The Independent’s virtual event on post-pandemic dating, relationships, love and everything in between was hosted by senior lifestyle writer and the host of our Millennial Love podcast and the author of Millennial Love the book Olivia Petter.

Olivia was joined by psychologist and dating coach Madeleine Mason Roantree, behavioural scientist turned dating coach Logan Ury, who is the Director of Relationship Science at Hinge and Francesca Specter, journalist, author of Alonement and former Millennial Love podcast guest.

Watch the video below for a full recording of the event

Millennial Love: Dating post pandemic

The experts covered a range of scenarios that people might have experienced over the past 18 months when it comes to relationships and dating.

Some have suffered breakups and been forced to spend time alone during the lockdowns while others have found love and been fast tracked into the more involved stages of a relationship by the restrictions enforced by the pandemic.

All three experts were in agreement that one positive to have come out of this period of time is that people have been forced to slow down and take time to think about what it is they want from a relationship.

Ms Ury said: “We did some interesting research early on in the pandemic which showed people were breaking bad dating habits. There is a new dating termed called hard balling, where people say early on ‘I’m out’. People had been really busy and so this gave us a chance to slow down and decide what we really want, this has been one of my favourite silver linings from this moment.

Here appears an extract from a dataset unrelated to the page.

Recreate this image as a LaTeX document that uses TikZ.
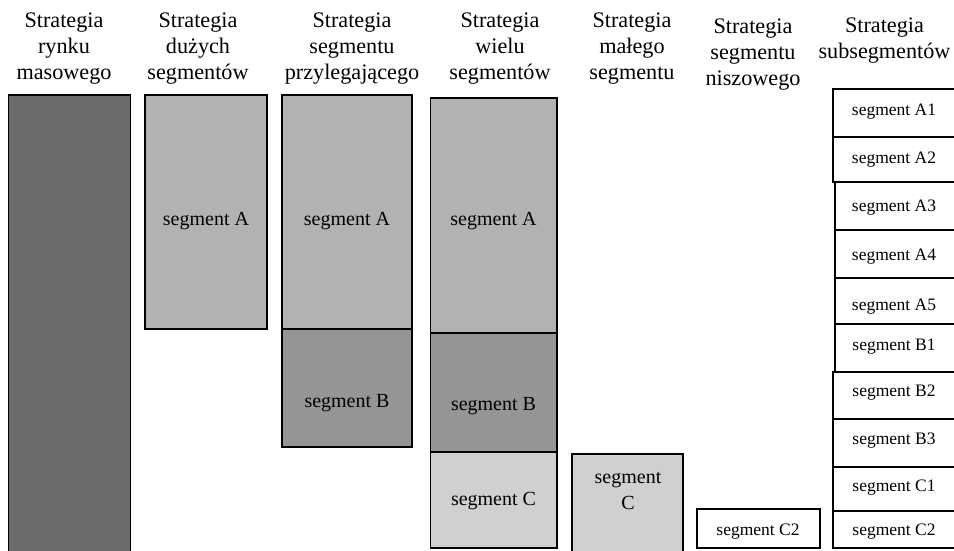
\documentclass[tikz,border=0pt]{standalone}
\usepackage{fontspec}
\setmainfont{Liberation Serif}
\definecolor{massfill}{HTML}{6B6B6B}
\definecolor{segAfill}{HTML}{B2B2B2}
\definecolor{segBfill}{HTML}{959595}
\definecolor{segCfill}{HTML}{D0D0D0}
\begin{document}
\begin{tikzpicture}[x=1pt,y=-1pt,
  box/.style={draw=black, line width=1.7pt},
  head/.style={align=center, font=\fontsize{22.2}{26}\selectfont, anchor=base, inner sep=0pt},
  lab/.style={align=center, font=\fontsize{20}{26}\selectfont, anchor=base, inner sep=0pt},
  small/.style={font=\fontsize{17.5}{21}\selectfont, anchor=base, inner sep=0pt}]
\useasboundingbox (0,0) rectangle (954,551);
\clip (0,0) rectangle (954,551);

% column headings (anchored at the baseline of their last line)
\node[head] (h1) at (64,80)    {Strategia\\rynku\\masowego};
\node[head] (h2) at (198,80)   {Strategia\\dużych\\segmentów};
\node[head] (h3) at (352,80)   {Strategia\\segmentu\\przylegającego};
\node[head] (h4) at (500,80)   {Strategia\\wielu\\segmentów};
\node[head] (h5) at (632,80)   {Strategia\\małego\\segmentu};
\node[head] (h6) at (753,85)   {Strategia\\segmentu\\niszowego};
\node[head] (h7) at (884.5,59) {Strategia\\subsegmentów};

% mass market
\draw[box, fill=massfill] (8.5,95) rectangle (130.5,570);

% large segments
\draw[box, fill=segAfill] (145,95) rectangle (267,329);
\node[lab] (l2a) at (206,225) {segment A};

% adjacent segment
\draw[box, fill=segAfill] (282,95) rectangle (412,329);
\draw[box, fill=segBfill] (282,329) rectangle (412,447);
\node[lab] (l3a) at (347,225) {segment A};
\node[lab] (l3b) at (347,407) {segment B};

% multiple segments
\draw[box, fill=segAfill] (430.5,98) rectangle (557,333);
\draw[box, fill=segBfill] (430.5,333) rectangle (557,452);
\draw[box, fill=segCfill] (430.5,452) rectangle (557,548);
\node[lab] (l4a) at (493.5,225) {segment A};
\node[lab] (l4b) at (493.5,410) {segment B};
\node[lab] (l4c) at (493.5,505) {segment C};

% small segment
\draw[box, fill=segCfill] (572,454) rectangle (683,570);
\node[lab] (l5c) at (628,509) {segment\\C};

% niche segment
\draw[box, fill=white] (697,509) rectangle (820,548);
\node[small] (l6c) at (758,535) {segment C2};

% subsegments
\draw[box, fill=white] (832.7,89)  rectangle (970,137);
\draw[box, fill=white] (832.7,137) rectangle (970,182);
\draw[box, fill=white] (835,182)   rectangle (970,230);
\draw[box, fill=white] (835,230)   rectangle (970,278);
\draw[box, fill=white] (835,278)   rectangle (970,324);
\draw[box, fill=white] (835,324)   rectangle (970,372);
\draw[box, fill=white] (832.7,372) rectangle (970,419);
\draw[box, fill=white] (832.7,419) rectangle (970,467);
\draw[box, fill=white] (832.7,467) rectangle (970,511);
\draw[box, fill=white] (832.7,511) rectangle (970,548);
\node[small] (sA1) at (894,115)   {segment A1};
\node[small] (sA2) at (894,163.3) {segment A2};
\node[small] (sA3) at (894,211.7) {segment A3};
\node[small] (sA4) at (894,260)   {segment A4};
\node[small] (sA5) at (894,310)   {segment A5};
\node[small] (sB1) at (894,350)   {segment B1};
\node[small] (sB2) at (894,396.7) {segment B2};
\node[small] (sB3) at (894,444)   {segment B3};
\node[small] (sC1) at (894,491.7) {segment C1};
\node[small] (sC2) at (894,535)   {segment C2};
\end{tikzpicture}
\end{document}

She added: “Our brain in love is like our brain on a drug and so we are very addicted to the person and so when you are in a breakup that is a similar experience to the withdrawal of a drug. You have to be responsible with it.

“The desire for love is universal, you do not grow out of it. In general a lot of people want to be in partnership and that is something you don’t age out of.”

Ms Spectre added: “You think that a relationship is a jail free card but it isn’t and actually you are never really free from a relationship with yourself and so that can be a good thing to lean into.”

Ms Mason Roantree added that our behaviour hasn’t necessarily been changed by the pandemic.

She said: “I don’t think the pandemic has changed human behaviour but it has highlighted some things for us and the lockdowns have particularly have sped things up for us, hence the mention of intentionality, and sped up important questions for us about am I happy and am I content.